Though Tamworth childcare staff suspect the cuts to childcare and family tax benefits for unimmunised children will not impact many local families, GPs said any move to improve immunisation rates was essential.
St Michael’s Preschool director Rebecca Bailey welcomed the change but doubted the threat of payment cuts would impact their centre, as all of the children who attended were vaccinated, except for one due to an allergy.
The government has said people who have medical reasons for not vaccinating will still receive government payments.
Mrs Bailey said immunisation was vital and this step from the government might be the measure some people needed to get their children vaccinated.
“It is a way that we protect the rest of our community, by our children being immunised,” she said.
She said if children weren’t vaccinated, they could be isolated if a bout of chicken pox broke out, but with the disease becoming contagious before spots appear, it could be too late.
Tamworth GP Jenny May said she welcomed any policy initiative that would raise the rates of immunity in the region.

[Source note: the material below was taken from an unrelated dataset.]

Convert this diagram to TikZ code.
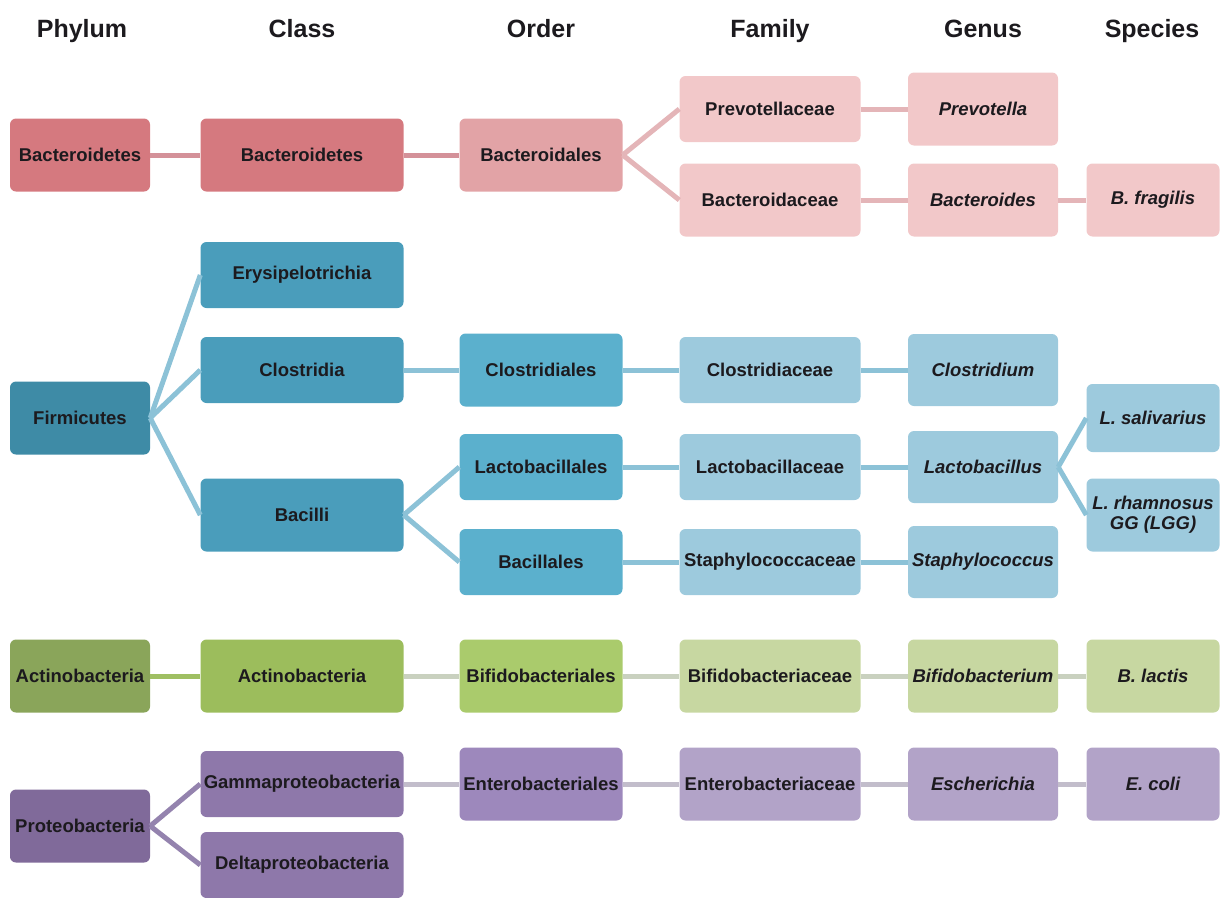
\documentclass[tikz,border=0pt]{standalone}
\usepackage{fontspec}
\setmainfont{Liberation Sans}
\usetikzlibrary{positioning}
% fills
\definecolor{bacA}{HTML}{D5797F}
\definecolor{bacB}{HTML}{E2A3A6}
\definecolor{bacC}{HTML}{F2C8C9}
\definecolor{firA}{HTML}{3E8BA6}
\definecolor{firB}{HTML}{4A9DBB}
\definecolor{firC}{HTML}{5BB0CD}
\definecolor{firD}{HTML}{9DCADD}
\definecolor{actA}{HTML}{8AA55A}
\definecolor{actB}{HTML}{9CBD5C}
\definecolor{actC}{HTML}{AACB6C}
\definecolor{actD}{HTML}{C7D7A1}
\definecolor{proA}{HTML}{806A9A}
\definecolor{proB}{HTML}{8E78AA}
\definecolor{proC}{HTML}{9D88BC}
\definecolor{proD}{HTML}{B2A3C8}
% links
\definecolor{bacL}{HTML}{D49199}
\definecolor{bacM}{HTML}{E4B5B8}
\definecolor{firL}{HTML}{8CC2D7}
\definecolor{actL}{HTML}{9FBF63}
\definecolor{actM}{HTML}{C9D1BF}
\definecolor{proL}{HTML}{9483AE}
\definecolor{proM}{HTML}{C2BDCB}
\definecolor{ink}{HTML}{1C1A1E}
\tikzstyle{taxon} = [rectangle, rounded corners=6pt, minimum height=73pt, inner sep=1pt, text centered, align=center, text=ink, font=\fontsize{18.5}{20}\selectfont\bfseries]
\tikzstyle{short} = [minimum height=66pt]
\tikzstyle{phy} = [taxon, minimum width=140pt]
\tikzstyle{cls} = [taxon, minimum width=203pt]
\tikzstyle{ord} = [taxon, minimum width=163pt]
\tikzstyle{fam} = [taxon, minimum width=181pt]
\tikzstyle{gen} = [taxon, minimum width=150pt, font=\fontsize{18.5}{20}\selectfont\bfseries\itshape]
\tikzstyle{spc} = [taxon, minimum width=133pt, font=\fontsize{18.5}{20}\selectfont\bfseries\itshape]
\tikzstyle{head} = [anchor=base, text=ink, font=\fontsize{25}{27}\selectfont\bfseries]
\tikzstyle{link} = [line width=5pt]

\begin{document}
\begin{tikzpicture}[x=1pt, y=-1pt]
\useasboundingbox (0,0) rectangle (1230,897);

\node (h1) [head] at (82,37) {Phylum};
\node (h2) [head] at (302,37) {Class};
\node (h3) [head] at (541,37) {Order};
\node (h4) [head] at (770,37) {Family};
\node (h5) [head] at (983,37) {Genus};
\node (h6) [head] at (1152,37) {Species};

% Bacteroidetes
\node (pBac) [phy, fill=bacA] at (80,155) {Bacteroidetes};
\node (cBac) [cls, fill=bacA] at (302,155) {Bacteroidetes};
\node (oBac) [ord, fill=bacB] at (541,155) {Bacteroidales};
\node (fPre) [fam, short, fill=bacC] at (770,109) {Prevotellaceae};
\node (fBac) [fam, fill=bacC] at (770,200) {Bacteroidaceae};
\node (gPre) [gen, fill=bacC] at (983,109) {Prevotella};
\node (gBac) [gen, fill=bacC] at (983,200) {Bacteroides};
\node (sBfr) [spc, fill=bacC] at (1153,200) {B. fragilis};

% Firmicutes
\node (pFir) [phy, fill=firA] at (80,418) {Firmicutes};
\node (cEry) [cls, short, fill=firB] at (302,275) {Erysipelotrichia};
\node (cClo) [cls, short, fill=firB] at (302,370) {Clostridia};
\node (cBcl) [cls, fill=firB] at (302,515) {Bacilli};
\node (oClo) [ord, fill=firC] at (541,370) {Clostridiales};
\node (oLac) [ord, short, fill=firC] at (541,467) {Lactobacillales};
\node (oBcl) [ord, short, fill=firC] at (541,562) {Bacillales};
\node (fClo) [fam, short, fill=firD] at (770,370) {Clostridiaceae};
\node (fLac) [fam, short, fill=firD] at (770,467) {Lactobacillaceae};
\node (fSta) [fam, short, fill=firD] at (770,562) {Staphylococcaceae};
\node (gClo) [gen, minimum height=72pt, fill=firD] at (983,370) {Clostridium};
\node (gLac) [gen, minimum height=72pt, fill=firD] at (983,467) {Lactobacillus};
\node (gSta) [gen, minimum height=72pt, fill=firD] at (983,562) {Staphylococcus};
\node (sLsa) [spc, minimum height=68pt, fill=firD] at (1153,418) {L. salivarius};
\node (sLrh) [spc, fill=firD] at (1153,515) {L. rhamnosus\\GG (LGG)};

% Actinobacteria
\node (pAct) [phy, fill=actA] at (80,676) {Actinobacteria};
\node (cAct) [cls, fill=actB] at (302,676) {Actinobacteria};
\node (oBif) [ord, fill=actC] at (541,676) {Bifidobacteriales};
\node (fBif) [fam, fill=actD] at (770,676) {Bifidobacteriaceae};
\node (gBif) [gen, fill=actD] at (983,676) {Bifidobacterium};
\node (sBla) [spc, fill=actD] at (1153,676) {B. lactis};

% Proteobacteria
\node (pPro) [phy, fill=proA] at (80,826) {Proteobacteria};
\node (cGam) [cls, short, fill=proB] at (302,784) {Gammaproteobacteria};
\node (cDel) [cls, short, fill=proB] at (302,865) {Deltaproteobacteria};
\node (oEnt) [ord, fill=proC] at (541,784) {Enterobacteriales};
\node (fEnt) [fam, fill=proD] at (770,784) {Enterobacteriaceae};
\node (gEsc) [gen, fill=proD] at (983,784) {Escherichia};
\node (sEco) [spc, fill=proD] at (1153,784) {E. coli};

\draw [link, bacL] (pBac.east) -- (cBac.west);
\draw [link, bacL] (cBac.east) -- (oBac.west);
\draw [link, bacM] (oBac.east) -- (fPre.west);
\draw [link, bacM] (oBac.east) -- (fBac.west);
\draw [link, bacM] (fPre.east) -- (gPre.west);
\draw [link, bacM] (fBac.east) -- (gBac.west);
\draw [link, bacM] (gBac.east) -- (sBfr.west);

\draw [link, firL] (pFir.east) -- (cEry.west);
\draw [link, firL] (pFir.east) -- (cClo.west);
\draw [link, firL] (pFir.east) -- (cBcl.west);
\draw [link, firL] (cClo.east) -- (oClo.west);
\draw [link, firL] (cBcl.east) -- (oLac.west);
\draw [link, firL] (cBcl.east) -- (oBcl.west);
\draw [link, firL] (oClo.east) -- (fClo.west);
\draw [link, firL] (oLac.east) -- (fLac.west);
\draw [link, firL] (oBcl.east) -- (fSta.west);
\draw [link, firL] (fClo.east) -- (gClo.west);
\draw [link, firL] (fLac.east) -- (gLac.west);
\draw [link, firL] (fSta.east) -- (gSta.west);
\draw [link, firL] (gLac.east) -- (sLsa.west);
\draw [link, firL] (gLac.east) -- (sLrh.west);

\draw [link, actL] (pAct.east) -- (cAct.west);
\draw [link, actM] (cAct.east) -- (oBif.west);
\draw [link, actM] (oBif.east) -- (fBif.west);
\draw [link, actM] (fBif.east) -- (gBif.west);
\draw [link, actM] (gBif.east) -- (sBla.west);

\draw [link, proL] (pPro.east) -- (cGam.west);
\draw [link, proL] (pPro.east) -- (cDel.west);
\draw [link, proM] (cGam.east) -- (oEnt.west);
\draw [link, proM] (oEnt.east) -- (fEnt.west);
\draw [link, proM] (fEnt.east) -- (gEsc.west);
\draw [link, proM] (gEsc.east) -- (sEco.west);

\end{tikzpicture}
\end{document}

“GPs believe in evidence-based medicine,” Dr May said.
“Vaccinations are a key and important cornerstone of proctecting, particularly, children, against preventable
diseases.”
She said there was a “double benefit” to vaccinations, as they helped individual children but also other children through “herd immunity”.

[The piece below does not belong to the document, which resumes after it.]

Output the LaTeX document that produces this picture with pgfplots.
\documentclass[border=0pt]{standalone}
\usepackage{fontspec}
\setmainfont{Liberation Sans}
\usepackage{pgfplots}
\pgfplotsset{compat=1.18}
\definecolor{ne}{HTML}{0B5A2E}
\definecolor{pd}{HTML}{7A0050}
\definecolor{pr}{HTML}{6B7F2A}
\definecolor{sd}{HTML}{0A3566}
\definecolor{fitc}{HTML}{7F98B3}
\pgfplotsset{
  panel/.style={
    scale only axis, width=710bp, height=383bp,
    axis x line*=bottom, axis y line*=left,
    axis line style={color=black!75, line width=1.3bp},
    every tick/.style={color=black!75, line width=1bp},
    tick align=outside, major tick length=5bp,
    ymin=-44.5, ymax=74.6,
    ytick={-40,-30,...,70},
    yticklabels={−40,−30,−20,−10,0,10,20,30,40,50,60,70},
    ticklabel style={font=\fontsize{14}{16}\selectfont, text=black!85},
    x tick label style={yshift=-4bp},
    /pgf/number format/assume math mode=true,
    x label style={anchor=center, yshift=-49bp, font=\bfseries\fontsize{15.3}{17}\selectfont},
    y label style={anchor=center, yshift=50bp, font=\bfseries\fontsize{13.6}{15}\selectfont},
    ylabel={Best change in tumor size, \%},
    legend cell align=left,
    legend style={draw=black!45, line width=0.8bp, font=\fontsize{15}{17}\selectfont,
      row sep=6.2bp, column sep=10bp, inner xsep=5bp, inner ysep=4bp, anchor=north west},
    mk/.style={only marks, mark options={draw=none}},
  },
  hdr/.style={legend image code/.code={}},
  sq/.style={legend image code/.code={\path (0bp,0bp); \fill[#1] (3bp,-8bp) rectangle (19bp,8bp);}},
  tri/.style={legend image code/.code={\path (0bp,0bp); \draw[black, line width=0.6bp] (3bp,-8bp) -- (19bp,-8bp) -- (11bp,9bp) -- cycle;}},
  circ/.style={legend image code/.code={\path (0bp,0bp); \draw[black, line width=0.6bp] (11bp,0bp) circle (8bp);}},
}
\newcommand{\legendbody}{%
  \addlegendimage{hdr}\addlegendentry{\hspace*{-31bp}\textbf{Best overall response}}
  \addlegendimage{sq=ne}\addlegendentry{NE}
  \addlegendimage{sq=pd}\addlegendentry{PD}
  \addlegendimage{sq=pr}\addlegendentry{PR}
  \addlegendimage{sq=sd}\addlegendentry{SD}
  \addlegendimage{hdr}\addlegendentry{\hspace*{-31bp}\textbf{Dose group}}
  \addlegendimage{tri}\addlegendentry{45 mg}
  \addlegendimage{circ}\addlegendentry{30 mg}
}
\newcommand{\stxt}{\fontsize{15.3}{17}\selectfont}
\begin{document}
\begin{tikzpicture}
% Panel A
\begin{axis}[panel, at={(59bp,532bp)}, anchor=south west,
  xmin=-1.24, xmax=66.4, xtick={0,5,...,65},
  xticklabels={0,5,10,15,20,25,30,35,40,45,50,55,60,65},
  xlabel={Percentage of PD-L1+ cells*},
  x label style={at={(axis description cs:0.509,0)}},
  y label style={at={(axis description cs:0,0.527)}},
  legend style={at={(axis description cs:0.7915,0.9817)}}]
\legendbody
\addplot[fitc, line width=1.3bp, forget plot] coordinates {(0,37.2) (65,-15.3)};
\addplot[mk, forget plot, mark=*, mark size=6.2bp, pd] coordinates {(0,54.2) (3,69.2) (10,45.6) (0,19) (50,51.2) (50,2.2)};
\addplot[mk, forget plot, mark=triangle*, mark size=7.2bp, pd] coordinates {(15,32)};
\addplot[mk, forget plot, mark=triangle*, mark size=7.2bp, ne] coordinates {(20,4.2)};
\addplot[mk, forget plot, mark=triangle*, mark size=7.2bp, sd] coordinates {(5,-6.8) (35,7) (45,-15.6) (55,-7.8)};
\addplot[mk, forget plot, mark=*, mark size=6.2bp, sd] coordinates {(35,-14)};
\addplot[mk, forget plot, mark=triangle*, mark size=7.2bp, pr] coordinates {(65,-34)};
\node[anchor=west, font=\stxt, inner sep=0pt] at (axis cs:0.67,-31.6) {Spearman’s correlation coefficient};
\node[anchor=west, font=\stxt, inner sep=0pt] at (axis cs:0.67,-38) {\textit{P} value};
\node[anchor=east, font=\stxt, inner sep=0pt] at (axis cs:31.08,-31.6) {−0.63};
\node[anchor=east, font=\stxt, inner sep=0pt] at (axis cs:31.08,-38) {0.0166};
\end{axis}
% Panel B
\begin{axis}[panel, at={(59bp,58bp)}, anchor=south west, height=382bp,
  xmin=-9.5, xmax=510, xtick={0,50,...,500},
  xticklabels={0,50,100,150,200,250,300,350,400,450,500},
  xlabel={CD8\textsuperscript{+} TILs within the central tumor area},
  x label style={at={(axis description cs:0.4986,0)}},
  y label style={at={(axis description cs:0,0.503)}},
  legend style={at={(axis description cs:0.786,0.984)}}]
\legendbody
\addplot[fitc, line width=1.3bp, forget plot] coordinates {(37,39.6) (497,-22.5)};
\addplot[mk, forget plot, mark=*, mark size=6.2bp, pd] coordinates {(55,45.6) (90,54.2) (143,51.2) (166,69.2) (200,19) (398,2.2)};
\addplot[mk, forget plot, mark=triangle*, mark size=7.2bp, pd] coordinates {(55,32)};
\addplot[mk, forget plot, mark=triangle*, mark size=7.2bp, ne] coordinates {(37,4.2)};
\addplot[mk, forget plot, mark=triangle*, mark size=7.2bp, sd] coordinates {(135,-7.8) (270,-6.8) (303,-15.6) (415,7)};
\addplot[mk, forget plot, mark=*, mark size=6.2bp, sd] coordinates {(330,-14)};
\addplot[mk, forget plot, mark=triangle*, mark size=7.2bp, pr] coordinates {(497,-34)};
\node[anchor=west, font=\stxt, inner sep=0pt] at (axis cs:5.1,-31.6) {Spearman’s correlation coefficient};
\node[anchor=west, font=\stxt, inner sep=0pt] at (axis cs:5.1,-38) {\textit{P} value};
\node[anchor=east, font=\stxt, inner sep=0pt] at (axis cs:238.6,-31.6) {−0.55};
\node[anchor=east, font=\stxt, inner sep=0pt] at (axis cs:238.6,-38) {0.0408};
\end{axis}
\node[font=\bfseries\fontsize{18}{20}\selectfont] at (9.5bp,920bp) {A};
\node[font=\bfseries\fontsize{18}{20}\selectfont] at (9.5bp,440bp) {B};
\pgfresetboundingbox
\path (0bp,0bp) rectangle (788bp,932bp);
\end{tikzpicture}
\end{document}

She said the New England’s high rate of immunisation was a testament to the co-operation of multiple health services.
Australia maintains a high immunisation rate, but in the past 10 years the number of children left unimmunised because their parents were conscientious objectors, rose to 39,000, an increase of 24,000. Mr Abbot said the choice to not immunise children was not backed up by medical research and posed health risks to other young children and the broader community.